Japan Geoscience Union Meeting 2019

Presentation information

[J] Poster

A (Atmospheric and Hydrospheric Sciences ) » A-CG Complex & General

[A-CG37] Science in the Arctic Region

Thu. May 30, 2019 5:15 PM - 6:30 PM Poster Hall (International Exhibition Hall8, Makuhari Messe)

convener:NAOYA KANNA(Arctic Research Center, Hokkaido University), Masashi Niwano(Meteorological Research Institute), Tetsu Nakamura(Faculty of Environmental Earth Science, Hokkaido University), Shunsuke Tei(Arctic Research Center, Hokkaido University)

[ACG37-P06] Did an Arctic sea-ice hole cause hemispheric extreme cold winter in 2017/18?

*Keisuke Ota1, Yoshihiro Tachibana1, Kensuke K. Komatsu1, Alexeev A. Vladimir2, Cai Lei2, Yuta Ando1 (1.Graduate School of Bioresources, Mie University, 2.International Arctic Research Center, University of Alaska Fairbanks)
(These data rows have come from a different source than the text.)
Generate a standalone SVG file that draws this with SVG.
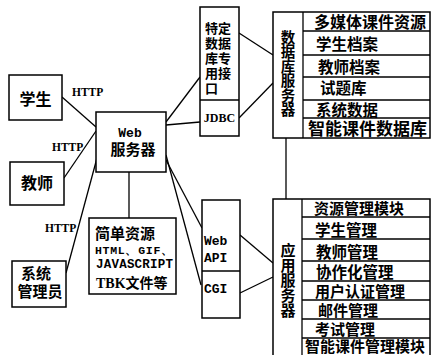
<svg xmlns="http://www.w3.org/2000/svg" width="432" height="355" viewBox="0 0 432 355">
<style>
.box{fill:#fff;stroke:#000;stroke-width:1.5}
.ln{fill:none;stroke:#000;stroke-width:1.3}
.cn{font-family:"Noto Sans CJK SC","Noto Sans",sans-serif;font-weight:700;fill:#000}
.vt{writing-mode:vertical-rl;text-orientation:upright}
.sf{font-family:"Liberation Serif",serif;font-weight:700;fill:#000}
.mn{font-family:"Liberation Mono",monospace;font-weight:700;fill:#000}
</style>
<rect width="432" height="355" fill="#fff"/>
<g id="connectors">
<line class="ln" x1="62" y1="97" x2="96" y2="127"/>
<line class="ln" x1="64" y1="178" x2="96" y2="131"/>
<line class="ln" x1="66" y1="273" x2="97" y2="158"/>
<line class="ln" x1="129" y1="172" x2="129" y2="218"/>
<line class="ln" x1="166" y1="122" x2="200" y2="77"/>
<line class="ln" x1="166" y1="125" x2="200" y2="122"/>
<line class="ln" x1="166" y1="155" x2="201" y2="285"/>
<line class="ln" x1="166" y1="160" x2="202" y2="228"/>
<line class="ln" x1="239" y1="33" x2="273" y2="55"/>
<line class="ln" x1="239" y1="118" x2="273" y2="83"/>
<line class="ln" x1="240" y1="235" x2="273" y2="263"/>
<line class="ln" x1="240" y1="293" x2="273" y2="277"/>
<line class="ln" x1="286" y1="138" x2="286" y2="199"/>
<text class="sf" x="72" y="96" font-size="11.5">HTTP</text>
<text class="sf" x="52" y="151" font-size="11.5">HTTP</text>
<text class="sf" x="45" y="232" font-size="11.5">HTTP</text>
</g>
<g id="student">
<rect class="box" x="9" y="75" width="53" height="45"/>
<text class="cn" x="35.5" y="105" font-size="16" text-anchor="middle">学生</text>
</g>
<g id="teacher">
<rect class="box" x="10" y="162" width="54" height="43"/>
<text class="cn" x="37" y="189" font-size="16" text-anchor="middle">教师</text>
</g>
<g id="admin">
<rect class="box" x="12" y="261" width="54" height="46"/>
<text class="cn" x="36" y="279" font-size="15" text-anchor="middle">系统</text>
<text class="cn" x="40" y="297" font-size="15" text-anchor="middle">管理员</text>
</g>
<g id="webserver">
<rect class="box" x="96" y="112" width="70" height="60"/>
<text class="mn" x="130" y="137" font-size="13" text-anchor="middle">Web</text>
<text class="cn" x="133" y="155" font-size="15" text-anchor="middle">服务器</text>
</g>
<g id="simple-resources">
<rect class="box" x="89" y="218" width="87" height="76"/>
<text class="cn" x="95" y="239" font-size="15">简单资源</text>
<text class="mn" x="95" y="254" font-size="11.5" textLength="78">HTML、GIF、</text>
<text class="mn" x="96" y="268" font-size="12.5" textLength="77">JAVASCRIPT</text>
<text x="96" y="288" font-size="14"><tspan class="sf">TBK</tspan><tspan class="cn">文件等</tspan></text>
</g>
<g id="db-interface">
<rect class="box" x="200" y="7" width="39" height="129"/>
<line class="ln" x1="200" y1="100" x2="239" y2="100"/>
<text class="cn" x="205" y="33" font-size="13">特定</text>
<text class="cn" x="205" y="48" font-size="13">数据</text>
<text class="cn" x="205" y="63" font-size="13">库专</text>
<text class="cn" x="205" y="78" font-size="13">用接</text>
<text class="cn" x="205" y="93" font-size="13">口</text>
<text class="sf" x="219.5" y="122" font-size="12" text-anchor="middle">JDBC</text>
</g>
<g id="webapi-cgi">
<rect class="box" x="202" y="200" width="38" height="118"/>
<line class="ln" x1="202" y1="271" x2="240" y2="271"/>
<text class="mn" x="204" y="245" font-size="13">Web</text>
<text class="mn" x="204" y="262" font-size="13">API</text>
<text class="mn" x="204" y="293" font-size="13">CGI</text>
</g>
<g id="db-server">
<rect class="box" x="273" y="12" width="157" height="126"/>
<line class="ln" x1="303" y1="12" x2="303" y2="138"/>
<line class="ln" x1="303" y1="31" x2="430" y2="31"/>
<line class="ln" x1="303" y1="55" x2="430" y2="55"/>
<line class="ln" x1="303" y1="77" x2="430" y2="77"/>
<line class="ln" x1="303" y1="100" x2="430" y2="100"/>
<line class="ln" x1="303" y1="118" x2="430" y2="118"/>
<text class="cn vt" x="288" y="30" font-size="14.5">数据库服务器</text>
<text class="cn" x="314" y="28" font-size="16">多媒体课件资源</text>
<text class="cn" x="316" y="50" font-size="15.5">学生档案</text>
<text class="cn" x="318" y="73" font-size="15.5">教师档案</text>
<text class="cn" x="320" y="94" font-size="15.5">试题库</text>
<text class="cn" x="316" y="116" font-size="15.5">系统数据</text>
<text class="cn" x="308" y="135" font-size="17">智能课件数据库</text>
</g>
<g id="app-server">
<rect class="box" x="273" y="199" width="157" height="160"/>
<line class="ln" x1="302" y1="199" x2="302" y2="359"/>
<line class="ln" x1="302" y1="217" x2="430" y2="217"/>
<line class="ln" x1="302" y1="239" x2="430" y2="239"/>
<line class="ln" x1="302" y1="261" x2="430" y2="261"/>
<line class="ln" x1="302" y1="281" x2="430" y2="281"/>
<line class="ln" x1="302" y1="300" x2="430" y2="300"/>
<line class="ln" x1="302" y1="319" x2="430" y2="319"/>
<line class="ln" x1="302" y1="338" x2="430" y2="338"/>
<text class="cn vt" x="288" y="243" font-size="15">应用服务器</text>
<text class="cn" x="314" y="214" font-size="15">资源管理模块</text>
<text class="cn" x="315" y="236" font-size="15.5">学生管理</text>
<text class="cn" x="316" y="258" font-size="15.5">教师管理</text>
<text class="cn" x="316" y="278" font-size="15.5">协作化管理</text>
<text class="cn" x="315" y="297" font-size="15">用户认证管理</text>
<text class="cn" x="318" y="316" font-size="15">邮件管理</text>
<text class="cn" x="315" y="335" font-size="15">考试管理</text>
<text class="cn" x="305" y="352" font-size="15">智能课件管理模块</text>
</g>
</svg>
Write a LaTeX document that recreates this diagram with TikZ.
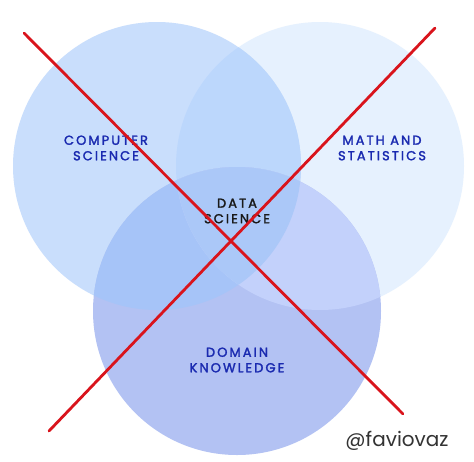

Keywords:Chukchi Sea, Sea-ice

While unprecedented cold weather characterized the American and Asian winter of 2017/18, the Pacific side of the Arctic experienced largely ice-free ocean, referred to as a “sea-ice hole.” The jet stream dividing cold Arctic air from warm persistently meandered northward with intrusion into the sea-ice hole. Large southward streams over Asia and America were also persistent, allowing cold air to spread there. We hypothesise that the sea-ice hole and Pacific atmospheric rivers were responsible for the cold winter, using data analyses and numerical experiments. We argue that the presence of the sea-ice hole resulted in formation of atmospheric rivers that penetrated into the Arctic with anomalous south winds toward the sea-ice hole, which led to more warm water injected into the sea-ice hole by the wind-driven current through Bering Strait. Poleward propagation of the atmospheric rivers made upper air warm, leading to their upgliding, which further heated the overlying air, causing poleward jet meanders. As a part of the response the jet meandered southward over Asia and North America, resulting in cold intrusions. This winter may be the first year when the sea-ice hole shifted the dynamics of hemispheric climate to the new state, with potential for self-sustainability.